Par acte de commissaire de justice en date du 13 avril 2023, Madame [U] [N] a fait assigner la Compagnie Européenne de Garanties et Cautions devant le juge de l'exécution aux fins de contester cette inscription d'hypothèque, d'obtenir restitution du prix de vente de son immeuble et indemnisation de ses préjudices.

Les parties ont comparu à l'audience du 18 septembre 2023.

Après renvoi à leur demande, puis radiation, l'instance a été réinscrite à l'audience du 31 mai 2024.

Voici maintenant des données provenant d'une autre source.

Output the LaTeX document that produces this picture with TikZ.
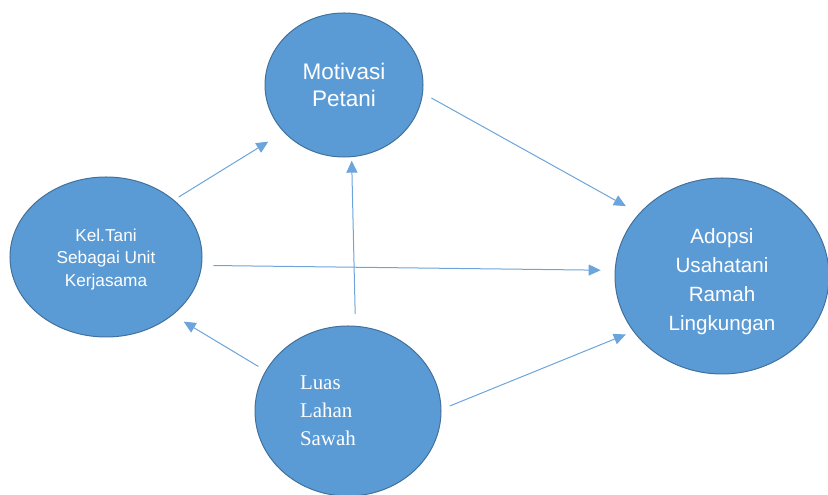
\documentclass[tikz,border=0pt]{standalone}
\usepackage{fontspec}
\setmainfont{Liberation Sans}
\newfontfamily\seriftext{Liberation Serif}
\usepackage{xcolor}
\usetikzlibrary{shapes,arrows.meta}

\definecolor{ovalblue}{RGB}{91,155,213}
\definecolor{ovaledge}{RGB}{65,113,156}
\definecolor{arrowblue}{RGB}{108,164,219}

\begin{document}
\begin{tikzpicture}[x=1bp,y=1bp]
    \tikzstyle{oval} = [ellipse, draw=ovaledge, line width=1bp, fill=ovalblue,
    text=white, inner sep=0pt, align=center]
    \tikzstyle{line} = [draw=arrowblue, line width=1bp,
    -{Triangle[length=12bp,width=11bp]}]

    \useasboundingbox (0,0) rectangle (828,495);

    % Define ovals
    \node [oval, minimum width=158bp, minimum height=144bp,
      font=\fontsize{22.6}{28}\selectfont] (motivasi) at (344,410)
      {Motivasi\\Petani};
    \node [oval, minimum width=192bp, minimum height=160bp,
      font=\fontsize{17.3}{22.5}\selectfont] (keltani) at (106,238)
      {\rule{0pt}{17bp}Kel.Tani\\Sebagai Unit\\Kerjasama};
    \node [oval, minimum width=214bp, minimum height=196bp,
      font=\fontsize{20.7}{29}\selectfont] (adopsi) at (722,219)
      {\rule{0pt}{26bp}Adopsi\\Usahatani\\Ramah\\Lingkungan};
    \node [oval, minimum width=186bp, minimum height=170bp,
      font=\seriftext\fontsize{21}{28}\selectfont,
      text width=96bp, align=left] (luas) at (348,84)
      {Luas\\Lahan\\Sawah};

    % Draw arrows between ovals
    \draw [line, shorten <=5.5bp, shorten >=18bp]
    (keltani.40.7) -- (motivasi.218.1);
    \draw [line, shorten <=9.6bp, shorten >=15bp]
    (motivasi.354.2) -- (adopsi.143.2);
    \draw [line, shorten <=11.5bp, shorten >=14bp]
    (keltani.355.2) -- (adopsi.177.6);
    \draw [line, shorten <=12bp, shorten >=3.5bp]
    (luas.85.9) -- (motivasi.276.8);
    \draw [line, shorten <=8.4bp, shorten >=12.7bp]
    (luas.154.5) -- (keltani.319);
    \draw [line, shorten <=9bp, shorten >=8bp]
    (luas.1.7) -- (adopsi.212.3);

  \end{tikzpicture}
\end{document}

PRETENTIONS ET MOYENS DES PARTIES

A cette audience, Madame [U] [N] a présenté les demandes suivantes :
Sur la compétence du juge de l'exécution :juger que le juge de l'exécution est compétent,juger irrecevable et débouter la Compagnie Européenne de Garanties et Cautions de ses demandes d'incompétence, celles-ci étant infondées et la juridiction censée être compétente n'étant pas renseignée en application de l'article 75 du code de procédure civile,Sur le fond :juger nul l'acte de signification du 16 mars 2021 du jugement réputé contradictoire rendu par le tribunal de commerce de LILLE le 9 février 2021,juger nul et non avenu le jugement réputé contradictoire du Tribunal de Commerce de LILLE du 9 février 2021, lequel est non avenu au visa de l'article 478 du code de procédure civile,ordonner la radiation de l'inscription d'hypothèque prise par la Compagnie Européenne de Garanties et Cautions,juger que la Compagnie Européenne de Garanties et Cautions a commis une faute engageant sa responsabilité délictuelle au titre de mesures abusives et disproportionnées,condamner la Compagnie Européenne de Garanties et Cautions au remboursement de la somme de 164 285, 56 € à Madame [N], en remboursement des sommes perçues en exécution du jugement déclaré non avenu,condamner la Compagnie Européenne de Garanties et Cautions au paiement de la somme de 10 000 € en indemnisation du préjudice subi, toute cause confondue,condamner la Compagnie Européenne de Garanties et Cautions au paiement de la somme de 5 000 € en application de l'article 700 du code de procédure civile.
Au soutien de ses demandes, et en réponse à l'argumentation adverse présentée in limine litis, Madame [N] fait d'abord valoir que l'exception d'incompétence soulevée par la Compagnie Européenne de Garanties et Cautions est irrecevable par application des dispositions de l'article 75 du code de procédure civile faute pour la défenderesse de préciser quelle serait la juridiction compétente pour connaître du litige.
Madame [N] prétend par ailleurs qu'en tout état de cause, le juge de l'exécution est parfaitement compétent puisque les demandes tendent à faire perdre à un jugement son caractère exécutoire et que la Cour de cassation a dit pour droit que le juge de l'exécution était bien compétent pour ce faire et pour statuer de même sur les conséquences de la perte du caractère exécutoire d'une décision.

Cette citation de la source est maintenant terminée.